Em Ladário eu observava o pôr do sol, uma pintura no céu que acalma a vista, depois do dia escaldante. Recomendo a todos que apreciem este momento nos finais de tarde no Pantanal. O hábito de sentar-se e tomar tereré em frente de casa, olhando a rua, me faz falta. Vizinhos se encontram pelas calçadas e conversam por lá. É o lugar onde a natureza e a vida urbana quase se confundem em uma só. Ipês cobrem as ruas com suas flores. Lembro das araras e tucanos fazendo visita no quintal de casa. E sim, até jacaré e onça já andaram pelas ruas. Nas cidades pantaneiras, se faz festa como ninguém. Além do maior carnaval do centro-oeste, tem o Festival América do Sul, as festas juninas e o Banho de São João, que virou patrimônio Cultural do Brasil.

Em CG, me vem à cabeça outro contraste. O relevo aqui não tem curvas, como a morraria e o Morro do Urucum. Quase nenhuma rua ou avenida que percorro me faz lembrar os caminhos de lá.

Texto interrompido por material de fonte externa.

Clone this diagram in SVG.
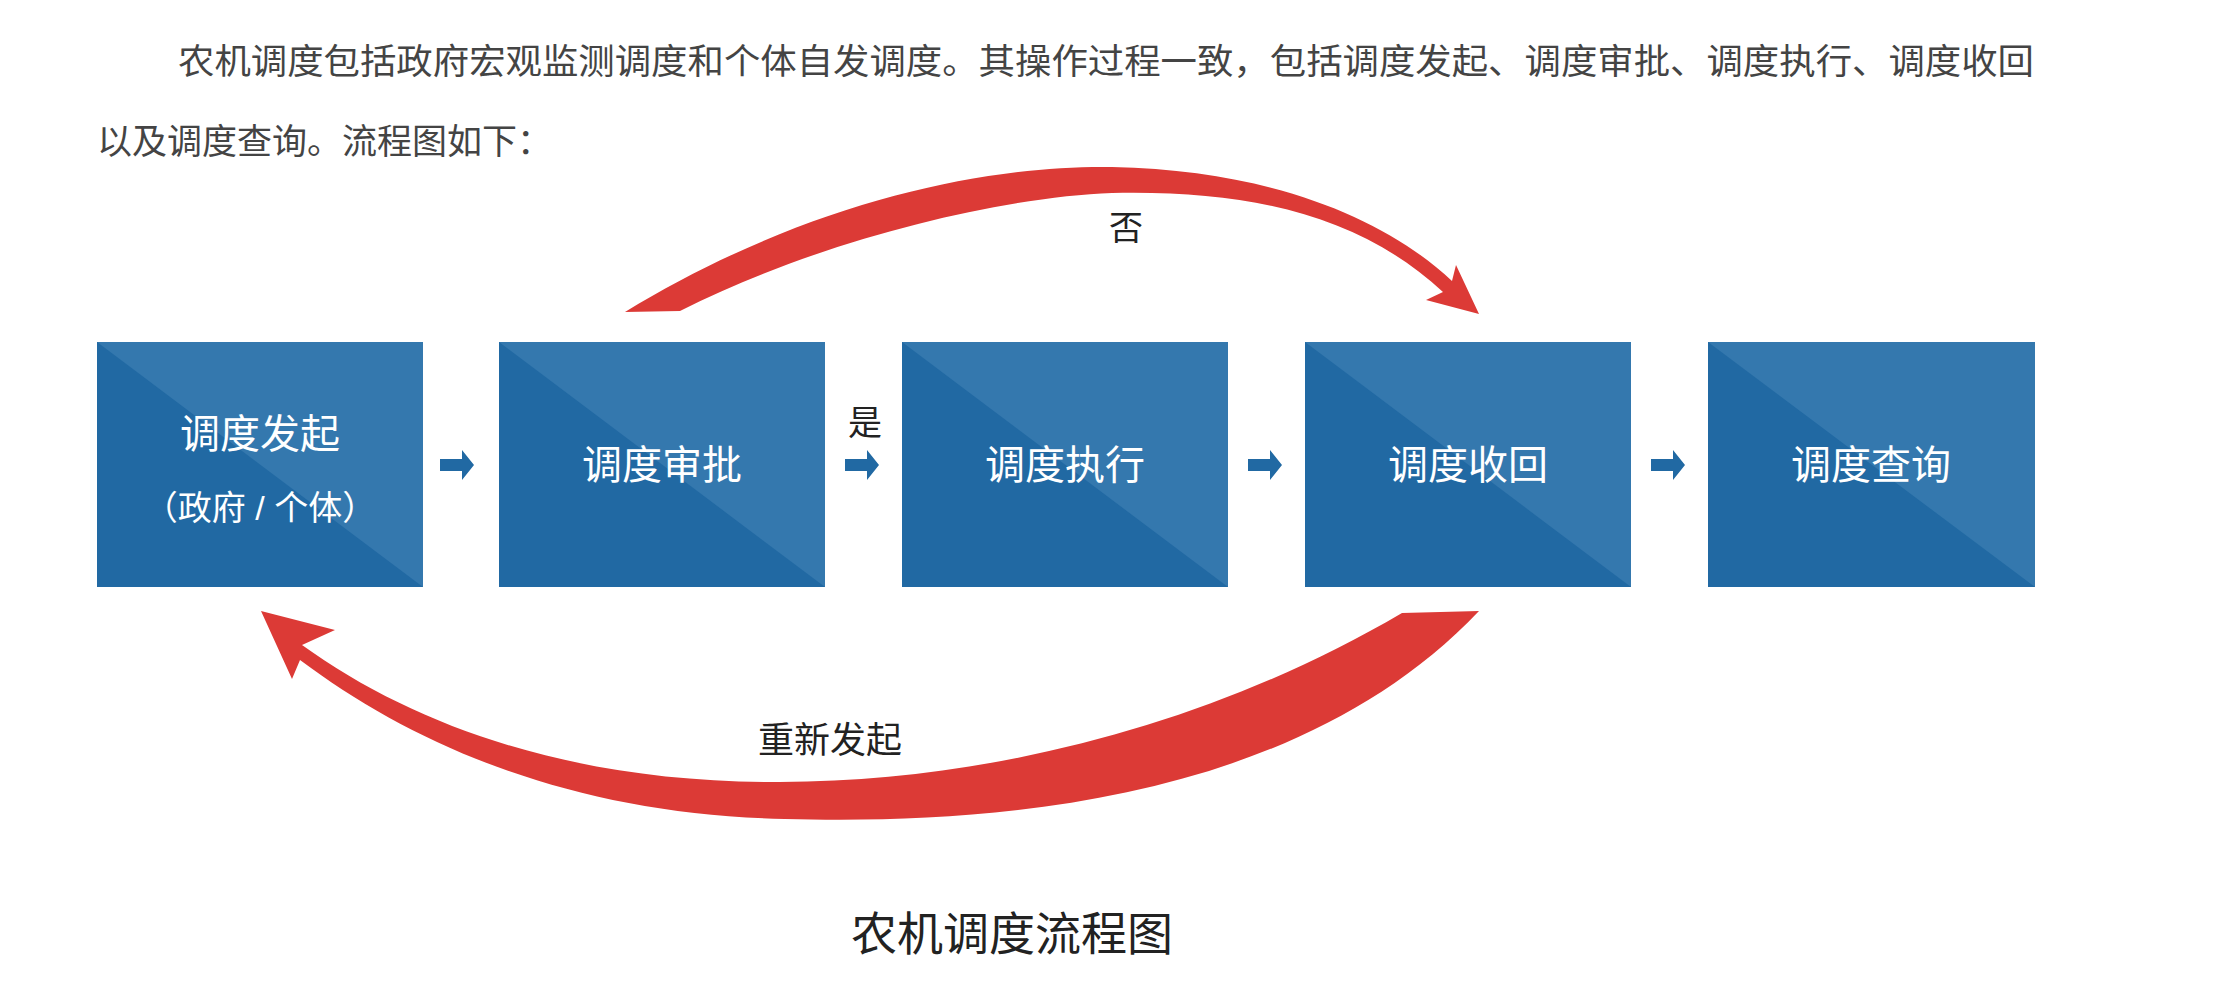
<svg xmlns="http://www.w3.org/2000/svg" width="2224" height="982" viewBox="0 0 2224 982">
<style>
.t{font-family:"Liberation Sans","Noto Sans CJK SC",sans-serif;}
.hd{font-size:35px;fill:#444;}
.bx{fill:#2169a3;}
.hl{fill:#3478ae;}
.bt{font-size:40px;fill:#fff;text-anchor:middle;}
.lb{font-size:34px;fill:#222;text-anchor:middle;}
.sa{fill:#2169a3;}
.red{fill:#dc3a36;}
</style>
<rect width="2224" height="982" fill="#fff"/>
<text class="t hd" x="178" y="74" textLength="1856" lengthAdjust="spacingAndGlyphs">农机调度包括政府宏观监测调度和个体自发调度。其操作过程一致，包括调度发起、调度审批、调度执行、调度收回</text>
<text class="t hd" x="97" y="154">以及调度查询。流程图如下：</text>
<g id="n1"><rect class="bx" x="97" y="342" width="326" height="245"/><polygon class="hl" points="97,342 423,342 423,587"/><text class="t bt" x="260" y="448">调度发起</text><text class="t bt" x="260" y="520" style="font-size:34px">（政府 / 个体）</text></g>
<g id="n2"><rect class="bx" x="499" y="342" width="326" height="245"/><polygon class="hl" points="499,342 825,342 825,587"/><text class="t bt" x="662" y="479">调度审批</text></g>
<g id="n3"><rect class="bx" x="902" y="342" width="326" height="245"/><polygon class="hl" points="902,342 1228,342 1228,587"/><text class="t bt" x="1065" y="479">调度执行</text></g>
<g id="n4"><rect class="bx" x="1305" y="342" width="326" height="245"/><polygon class="hl" points="1305,342 1631,342 1631,587"/><text class="t bt" x="1468" y="479">调度收回</text></g>
<g id="n5"><rect class="bx" x="1708" y="342" width="327" height="245"/><polygon class="hl" points="1708,342 2035,342 2035,587"/><text class="t bt" x="1871" y="479">调度查询</text></g>
<g id="connectors">
<defs><polygon id="sa" class="sa" points="0,-6 22,-6 22,-15 34,0 22,15 22,6 0,6"/></defs>
<use href="#sa" x="440" y="465"/>
<use href="#sa" x="845" y="465"/>
<use href="#sa" x="1248" y="465"/>
<use href="#sa" x="1651" y="465"/>
<path class="red" d="M625,312 C800,205 980,165 1112,167 C1270,170 1385,218 1452,281 L1456,265 L1479,314 L1426,300 L1443,292 C1360,215 1250,190 1112,193 C1000,197 820,240 680,311 Z"/>
<path class="red" d="M1402,613 L1479,611 C1300,800 1000,825 785,819 C580,815 420,750 300,660 L292,679 L261,611 L335,630 L302,645 C420,730 580,783 780,782 C1000,781 1220,720 1402,613 Z"/>
<text class="t lb" x="1126" y="240">否</text>
<text class="t lb" x="865" y="435">是</text>
<text class="t lb" x="830" y="753" style="font-size:36px">重新发起</text>
</g>
<text class="t lb" x="1012" y="950" style="font-size:46px">农机调度流程图</text>
</svg>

Nem mesmo a Afonso Pena com suas árvores se assemelha à General Rondon com suas palmeiras. Fui até as praças Ary Coelho e do Rádio, mas ainda me enxergo na Praça da Independência de Corumbá. Ainda tenho muito a conhecer de Campo Grande. Meu caminho aqui está só começando. As nuances da cidade morena em sua vastidão plana me convidam a explorar mais desse lugar que escolhi ter como morada.